The guy ahead of me made a career out of his trip to the bathroom and I missed the B group roll out. My bridge attempt was hopeless. Darn traffic lights. "Cat up Dave." Yeah, yeah. At the top of Sawnee I waited and jumped in with the A group, which was riding aggressively, but not faster than I could hang on to. Maybe it would turn out to be a good day.
Crash!
Not me, but a rider up the road. The A group was flying through a disorganized bunch of C group riders and one of the C riders went down. It was mean. Busted ribs, a lot of bruises, even more abrasions, and a deep puncture wound to his right shoulder. I took some First Aid courses way back and I was doing my thing, but it turned out we had an actual ER doctor in our group too. Score. I've been in too many of these bad-injury/first-responder situations. I don't even get jumpy any more. That's too many. I was joking with Todd that somehow my presence must be causing them. Typhoid Dave.

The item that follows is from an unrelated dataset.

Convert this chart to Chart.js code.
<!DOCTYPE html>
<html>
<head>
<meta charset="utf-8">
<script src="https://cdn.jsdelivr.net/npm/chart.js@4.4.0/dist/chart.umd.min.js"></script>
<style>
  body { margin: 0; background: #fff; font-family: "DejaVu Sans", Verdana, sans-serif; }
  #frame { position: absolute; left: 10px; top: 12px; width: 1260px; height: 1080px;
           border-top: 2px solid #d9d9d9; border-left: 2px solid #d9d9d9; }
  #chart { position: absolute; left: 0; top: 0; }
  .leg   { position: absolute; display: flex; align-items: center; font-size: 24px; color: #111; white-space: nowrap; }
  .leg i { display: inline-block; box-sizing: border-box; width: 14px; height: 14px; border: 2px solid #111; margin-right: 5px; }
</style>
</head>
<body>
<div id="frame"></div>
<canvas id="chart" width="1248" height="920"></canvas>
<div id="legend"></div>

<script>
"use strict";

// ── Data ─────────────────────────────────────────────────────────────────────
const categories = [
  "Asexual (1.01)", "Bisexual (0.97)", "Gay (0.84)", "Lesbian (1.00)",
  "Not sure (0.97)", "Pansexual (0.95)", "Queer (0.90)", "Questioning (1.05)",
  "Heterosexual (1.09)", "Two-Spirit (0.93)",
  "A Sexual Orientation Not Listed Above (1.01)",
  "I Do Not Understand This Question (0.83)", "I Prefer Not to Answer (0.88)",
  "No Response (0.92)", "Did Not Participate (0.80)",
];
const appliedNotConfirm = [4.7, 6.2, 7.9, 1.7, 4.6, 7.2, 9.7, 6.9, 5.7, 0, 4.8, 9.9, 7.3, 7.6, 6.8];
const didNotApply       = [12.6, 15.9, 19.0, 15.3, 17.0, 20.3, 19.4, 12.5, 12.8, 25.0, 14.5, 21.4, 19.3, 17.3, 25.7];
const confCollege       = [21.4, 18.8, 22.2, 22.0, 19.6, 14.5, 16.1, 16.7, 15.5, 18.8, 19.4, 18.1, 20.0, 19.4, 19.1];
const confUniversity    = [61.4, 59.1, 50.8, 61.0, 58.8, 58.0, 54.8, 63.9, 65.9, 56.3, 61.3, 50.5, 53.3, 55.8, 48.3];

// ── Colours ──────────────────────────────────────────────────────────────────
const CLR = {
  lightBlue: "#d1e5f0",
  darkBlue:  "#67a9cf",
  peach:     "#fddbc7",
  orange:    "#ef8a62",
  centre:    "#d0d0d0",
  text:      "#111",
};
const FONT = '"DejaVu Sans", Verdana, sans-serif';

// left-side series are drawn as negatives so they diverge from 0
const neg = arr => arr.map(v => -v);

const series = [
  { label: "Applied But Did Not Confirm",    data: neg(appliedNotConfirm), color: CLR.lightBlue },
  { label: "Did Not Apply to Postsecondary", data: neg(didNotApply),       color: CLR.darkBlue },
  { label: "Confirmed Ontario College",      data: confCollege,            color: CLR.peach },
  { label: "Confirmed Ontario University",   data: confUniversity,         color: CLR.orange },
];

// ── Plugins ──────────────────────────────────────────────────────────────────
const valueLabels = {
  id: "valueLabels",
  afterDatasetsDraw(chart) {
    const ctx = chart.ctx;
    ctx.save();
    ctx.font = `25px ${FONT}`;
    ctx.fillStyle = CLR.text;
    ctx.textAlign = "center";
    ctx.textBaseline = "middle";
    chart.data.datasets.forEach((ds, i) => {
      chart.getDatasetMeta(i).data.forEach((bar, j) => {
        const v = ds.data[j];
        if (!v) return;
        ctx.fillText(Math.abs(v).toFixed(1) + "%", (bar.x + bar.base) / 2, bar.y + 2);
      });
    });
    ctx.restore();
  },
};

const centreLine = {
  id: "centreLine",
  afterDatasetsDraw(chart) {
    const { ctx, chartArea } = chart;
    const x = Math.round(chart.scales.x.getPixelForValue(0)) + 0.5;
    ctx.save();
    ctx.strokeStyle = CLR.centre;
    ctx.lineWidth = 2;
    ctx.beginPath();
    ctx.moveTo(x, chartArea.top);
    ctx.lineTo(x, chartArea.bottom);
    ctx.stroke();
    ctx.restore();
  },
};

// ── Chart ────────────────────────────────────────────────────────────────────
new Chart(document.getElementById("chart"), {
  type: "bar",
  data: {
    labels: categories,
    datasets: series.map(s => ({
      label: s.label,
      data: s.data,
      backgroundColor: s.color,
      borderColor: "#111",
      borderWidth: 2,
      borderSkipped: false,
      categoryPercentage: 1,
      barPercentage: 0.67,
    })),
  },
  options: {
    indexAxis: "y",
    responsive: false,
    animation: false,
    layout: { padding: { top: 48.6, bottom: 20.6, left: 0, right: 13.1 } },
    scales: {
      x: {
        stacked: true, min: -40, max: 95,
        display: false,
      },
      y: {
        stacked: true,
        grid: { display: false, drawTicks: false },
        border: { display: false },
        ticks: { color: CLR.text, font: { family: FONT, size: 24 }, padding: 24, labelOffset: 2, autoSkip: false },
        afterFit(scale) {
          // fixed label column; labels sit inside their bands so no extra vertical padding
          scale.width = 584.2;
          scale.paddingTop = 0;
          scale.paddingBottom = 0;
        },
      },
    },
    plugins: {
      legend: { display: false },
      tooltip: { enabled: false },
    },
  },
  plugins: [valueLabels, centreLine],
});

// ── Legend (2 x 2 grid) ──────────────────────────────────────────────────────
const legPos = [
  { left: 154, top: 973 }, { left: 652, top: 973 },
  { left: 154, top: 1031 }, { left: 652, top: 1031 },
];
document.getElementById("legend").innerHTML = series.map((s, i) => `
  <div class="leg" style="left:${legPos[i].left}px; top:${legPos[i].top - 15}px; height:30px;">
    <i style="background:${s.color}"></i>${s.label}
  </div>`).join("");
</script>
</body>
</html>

There are few sounds that make me feel as confident in humanity as those that precede the arrival of emergency medical services. Sirens, chopper blades, a fire engine's horn, the idling engine of a helicopter, hustling footsteps... "We're here to help you, all of us, whatever you need, whatever it takes." It's like that. I hope I never get jaded to it.
After all that, I was not especially motivated to ride. I led the remaining C group. We probably rode like 8 miles, but it was good. The best time I've ever had riding 8 miles at 10 miles an hour.